Percepatan pembahasan RUU Penyesuaian Pidana oleh DPR menimbulkan berbagai kekhawatiran mengenai dampaknya terhadap praktik penegakan hukum di Indonesia. Dengan cakupan perubahan yang luas, RUU ini memiliki potensi memengaruhi banyak aspek mulai dari standar pemidanaan hingga kewenangan aparat penegak hukum. Karena itu, setiap langkah percepatan harus dipertimbangkan dengan matang agar tidak menimbulkan persoalan baru yang justru memperburuk kualitas sistem peradilan pidana.
Salah satu implikasi yang dikhawatirkan muncul adalah ketidaksiapan aparat penegak hukum dalam menerapkan aturan baru. Ketika sebuah undang-undang disahkan secara cepat tanpa sosialisasi memadai, risiko salah tafsir meningkat. Polisi, jaksa, hingga hakim membutuhkan pedoman teknis yang jelas agar tidak menimbulkan ketidakadilan atau penyalahgunaan kewenangan. Dalam praktiknya, perubahan aturan pidana selalu membutuhkan waktu adaptasi yang tidak singkat.
Selain itu, percepatan RUU juga berpotensi menimbulkan tumpang tindih aturan jika harmonisasi tidak dilakukan secara menyeluruh. Hukum pidana di Indonesia tersebar di berbagai undang-undang sektoral, sehingga penyesuaian harus dilakukan dengan konsistensi tinggi. Tanpa pembahasan mendalam, bisa saja muncul pasal yang bertentangan dengan aturan lain, yang pada akhirnya menyulitkan penegak hukum dalam menerapkan kebijakan secara menyatu.
Dari sisi hak asasi manusia, beberapa kelompok masyarakat sipil menilai bahwa percepatan pembahasan berisiko mengabaikan perlindungan terhadap hak warga negara. Pasal-pasal tertentu mungkin memerlukan analisis mendalam mengenai potensi pelanggaran hak, terutama dalam hal kriminalisasi baru, mekanisme pemidanaan, atau batasan kewenangan aparat. Jika diskusi publik terbatas, peluang terlewatnya potensi pelanggaran menjadi semakin besar.

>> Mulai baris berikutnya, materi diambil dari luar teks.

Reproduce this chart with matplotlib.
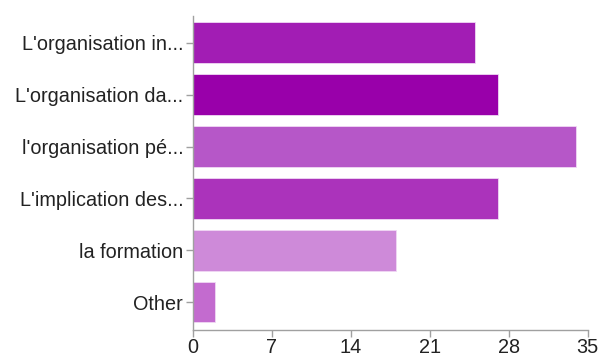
import matplotlib
matplotlib.use('Agg')
import matplotlib.pyplot as plt

labels = ["L'organisation in...", "L'organisation da...", "l'organisation pé...",
          "L'implication des...", "la formation", "Other"]
values = [25, 27, 34, 27, 18, 2]
colors = ['#a21db4', '#9900aa', '#b657c8', '#ab33bb', '#ce8ad9', '#c36bcf']
xticks = [0, 7, 14, 21, 28, 35]

plt.rcParams['font.family'] = ['Liberation Sans', 'DejaVu Sans']

fig = plt.figure(figsize=(6.01, 3.56), dpi=100)
ax = fig.add_axes([0.321, 0.073, 0.657, 0.882])

pos = list(range(len(labels)))
ax.barh(pos, values, height=0.79, color=colors, edgecolor='#f0d8f4', linewidth=0.6)

ax.set_ylim(5.54, -0.52)
ax.set_xlim(0, 35)
ax.set_yticks(pos)
ax.set_yticklabels(labels)
ax.set_xticks(xticks)
ax.set_xticklabels([str(t) for t in xticks])

for s in ['top', 'right']:
    ax.spines[s].set_visible(False)
for s in ['left', 'bottom']:
    ax.spines[s].set_color('#a0a0a0')
    ax.spines[s].set_linewidth(1)

ax.tick_params(axis='both', colors='#a0a0a0', labelcolor='#222222', labelsize=14.3, length=5, width=1)
ax.tick_params(axis='y', pad=2)
ax.tick_params(axis='x', pad=1)

fig.savefig('out.png', dpi=100)
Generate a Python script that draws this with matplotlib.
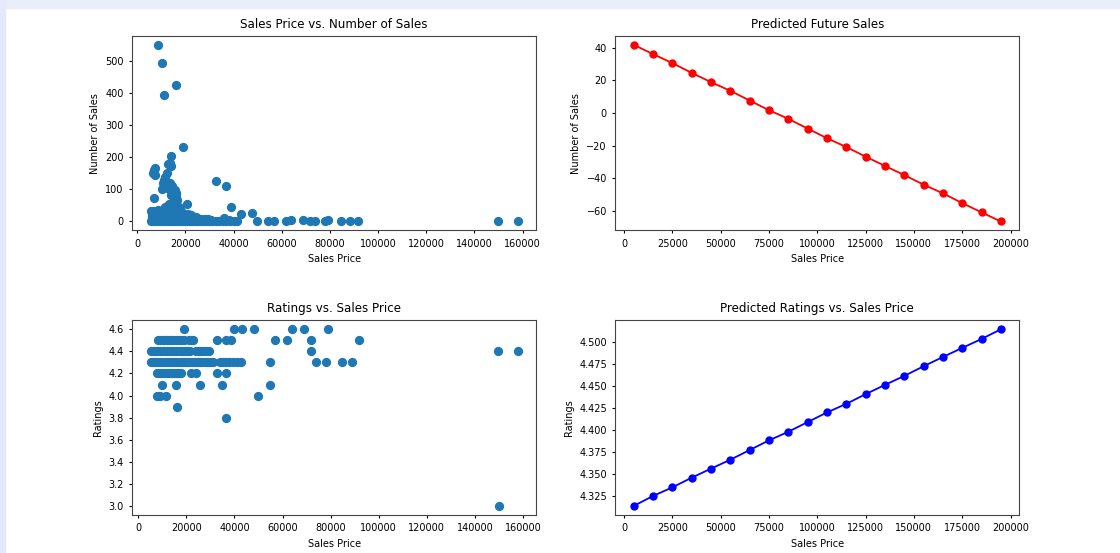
import numpy as np
import matplotlib
matplotlib.use("Agg")
import matplotlib.pyplot as plt
from matplotlib.patches import Rectangle

# --- top left: sales price vs number of sales ---
price_sales = [
    8500, 10400, 10900, 15900, 18800, 14200, 12800, 13600, 14000, 7200, 6900, 6600,
    7500, 12300, 11700, 11000, 10500, 11000, 10200, 12000, 11500, 6900, 14500, 13400,
    13000, 15800, 16200, 16000, 14000, 15000, 16500, 15500, 20700, 32800, 36800, 39000,
    43000, 47700, 49700, 54100, 56800, 61900, 63800, 68800, 71800, 73900, 77900, 79300,
    84700, 88300, 91800, 150000, 158000,
    # dense block
    5800, 7000, 8200, 9400, 10600, 11800, 13000, 14200, 15400, 16600, 17800, 19000,
    20200, 21400, 22600, 23800, 25000, 26200, 27400, 28600, 29800, 31000, 32500, 34000,
    35500, 37000, 38500, 40000, 41500,
    6200, 7400, 8600, 9800, 11000, 12200, 13400, 14600, 15800, 17000, 18200, 19400,
    20600, 21800, 23000, 24200, 25400, 26600, 28000, 29400, 30800, 36200, 38000,
    6000, 7200, 8400, 9600, 10800, 12000, 13200, 14400, 15600, 16800, 18000, 19200,
    20400, 21600, 23000, 24500,
    6000, 7200, 8400, 9600, 10800, 12000, 13200, 14400, 15600, 16800, 18000, 19400,
    21000, 22500,
    5500, 7000, 8400, 9800, 11200, 12600, 14000, 15400, 16800, 18200,
    11500, 13000, 14500, 16000, 17500,
    13000, 14500, 16000,
]
num_sales = [
    551, 493, 393, 427, 232, 204, 179, 183, 173, 168, 160, 150,
    145, 150, 140, 128, 119, 108, 100, 112, 122, 72, 110, 120,
    100, 98, 90, 78, 82, 88, 68, 60, 54, 127, 110, 44,
    24, 26, 0, 0, 0, 0, 4, 5, 0, 0, 0, 5,
    0, 0, 0, 0, 0,
    1, 0, 2, 0, 1, 0, 2, 0, 1, 0, 2, 0,
    1, 0, 2, 0, 1, 0, 2, 0, 1, 0, 2, 0,
    1, 0, 2, 0, 1,
    8, 9, 8, 9, 8, 9, 8, 9, 8, 9, 8, 9,
    8, 9, 8, 9, 8, 7, 8, 7, 6, 10, 6,
    16, 17, 16, 17, 16, 17, 16, 17, 16, 17, 16, 17,
    16, 17, 15, 14,
    25, 26, 25, 26, 25, 26, 25, 26, 25, 26, 25, 24,
    22, 20,
    32, 34, 35, 34, 35, 34, 35, 36, 35, 33,
    45, 46, 47, 46, 44,
    55, 57, 55,
]

# --- bottom left: ratings vs sales price ---
price_rated = [
    # 4.6
    18900, 39700, 43000, 48000, 63900, 69000, 79100,
    # 4.5
    8300, 9200, 10100, 11000, 11900, 12800, 13700, 14600, 15500, 16400, 17300, 18200,
    19100, 20900, 21800, 22700, 32700, 36600, 38600, 57000, 61800, 72000, 91800,
    # 4.4
    5500, 6400, 7300, 8200, 9100, 10000, 10900, 11800, 12700, 13600, 14500, 15400,
    16300, 17200, 18100, 19000, 19900, 20800, 21400, 24100, 25100, 26100, 27100, 28200,
    29600, 71800, 149800, 157800,
    # 4.3
    5100, 6000, 6900, 7800, 8700, 9600, 10500, 11400, 12300, 13200, 14100, 15000,
    15900, 16800, 17700, 18600, 19500, 20400, 21300, 22200, 23100, 24000, 24900, 25800,
    26700, 27600, 28500, 29400, 30300, 31000, 33800, 35100, 36400, 37800, 39300, 41000,
    42800, 54600, 74100, 78000, 84900, 88800,
    # 4.2
    7600, 8500, 9400, 10300, 11200, 12100, 13000, 13900, 14800, 15700, 16600, 17900,
    22000, 24100, 32700, 36600,
    # 4.1
    10000, 15900, 25800, 34900, 54800,
    # 4.0
    7900, 9000, 11400, 49700,
    # 3.9 / 3.8 / 3.0
    16300, 36300, 150000,
]
ratings = (
    [4.6] * 7 + [4.5] * 23 + [4.4] * 28 + [4.3] * 42 + [4.2] * 16
    + [4.1] * 5 + [4.0] * 4 + [3.9, 3.8, 3.0]
)

# --- right column: predictions ---
pred_price = [5000, 15000, 25000, 35000, 45000, 55000, 65000, 75000, 85000, 95000,
              105000, 115000, 125000, 135000, 145000, 155000, 165000, 175000, 185000, 195000]
pred_sales = [41.8, 36.1, 30.6, 24.6, 18.9, 13.6, 7.6, 1.7, -3.6, -9.6,
              -15.5, -20.9, -26.8, -32.5, -38.1, -44.0, -49.3, -55.3, -61.0, -66.6]
pred_ratings = [4.3136, 4.3250, 4.3348, 4.3458, 4.3561, 4.3663, 4.3773, 4.3883, 4.3981, 4.4091,
                4.4201, 4.4299, 4.4409, 4.4515, 4.4617, 4.4727, 4.4833, 4.4936, 4.5038, 4.5148]

plt.rcParams['font.size'] = 7
plt.rcParams['axes.titlesize'] = 8.6
plt.rcParams['axes.labelsize'] = 7
plt.rcParams['xtick.labelsize'] = 7
plt.rcParams['ytick.labelsize'] = 7
plt.rcParams['xtick.major.size'] = 2.5
plt.rcParams['ytick.major.size'] = 2.5
plt.rcParams['axes.edgecolor'] = '#444444'

fig, axs = plt.subplots(2, 2, figsize=(11.2, 5.53), dpi=100)
fig.subplots_adjust(left=0.118, right=0.910, top=0.935, bottom=0.069,
                    wspace=0.196, hspace=0.464)

# light blue page border seen in the screenshot
fig.patches.append(Rectangle((0, 1 - 8 / 553), 1, 8 / 553, transform=fig.transFigure,
                             color='#e9eefa', zorder=-1))
fig.patches.append(Rectangle((0, 0), 5 / 1120, 1, transform=fig.transFigure,
                             color='#e4eafb', zorder=-1))

ax = axs[0, 0]
ax.scatter(price_sales, num_sales, s=32)
ax.set_title("Sales Price vs. Number of Sales")
ax.set_xlabel("Sales Price")
ax.set_ylabel("Number of Sales")

ax = axs[0, 1]
ax.plot(pred_price, pred_sales, color='red', marker='o', markersize=5, linewidth=1.3)
ax.set_title("Predicted Future Sales")
ax.set_xlabel("Sales Price")
ax.set_ylabel("Number of Sales")

ax = axs[1, 0]
ax.scatter(price_rated, ratings, s=32)
ax.set_title("Ratings vs. Sales Price")
ax.set_xlabel("Sales Price")
ax.set_ylabel("Ratings")

ax = axs[1, 1]
ax.plot(pred_price, pred_ratings, color='blue', marker='o', markersize=5, linewidth=1.3)
ax.set_title("Predicted Ratings vs. Sales Price")
ax.set_xlabel("Sales Price")
ax.set_ylabel("Ratings")

plt.savefig("out.png", dpi=100)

Namun demikian, terdapat pula implikasi positif yang diharapkan muncul dari percepatan RUU ini. Dengan penyesuaian aturan pidana, aparat penegak hukum dapat bekerja dengan pedoman yang lebih relevan terhadap perkembangan zaman. Kejahatan digital, kejahatan lintas negara, dan perubahan pola kriminalitas modern membutuhkan regulasi yang responsif. Percepatan dianggap sebagai upaya untuk menjawab kebutuhan tersebut dan menghindari kekosongan hukum yang berlarut-larut.
Meski memiliki potensi manfaat, kecepatan legislasi tidak boleh mengorbankan kualitas. Implikasi terhadap penegakan hukum sangat besar, sehingga DPR dan pemerintah dituntut untuk memastikan bahwa setiap pasal telah dikaji secara menyeluruh. Jika proses dilakukan dengan terbuka, melibatkan publik, dan memperhatikan masukan berbagai pihak, maka percepatan RUU dapat menghasilkan kebijakan yang bermanfaat. Sebaliknya, jika tergesa-gesa tanpa pertimbangan memadai, risiko persoalan implementasi dan ketidakadilan akan semakin besar.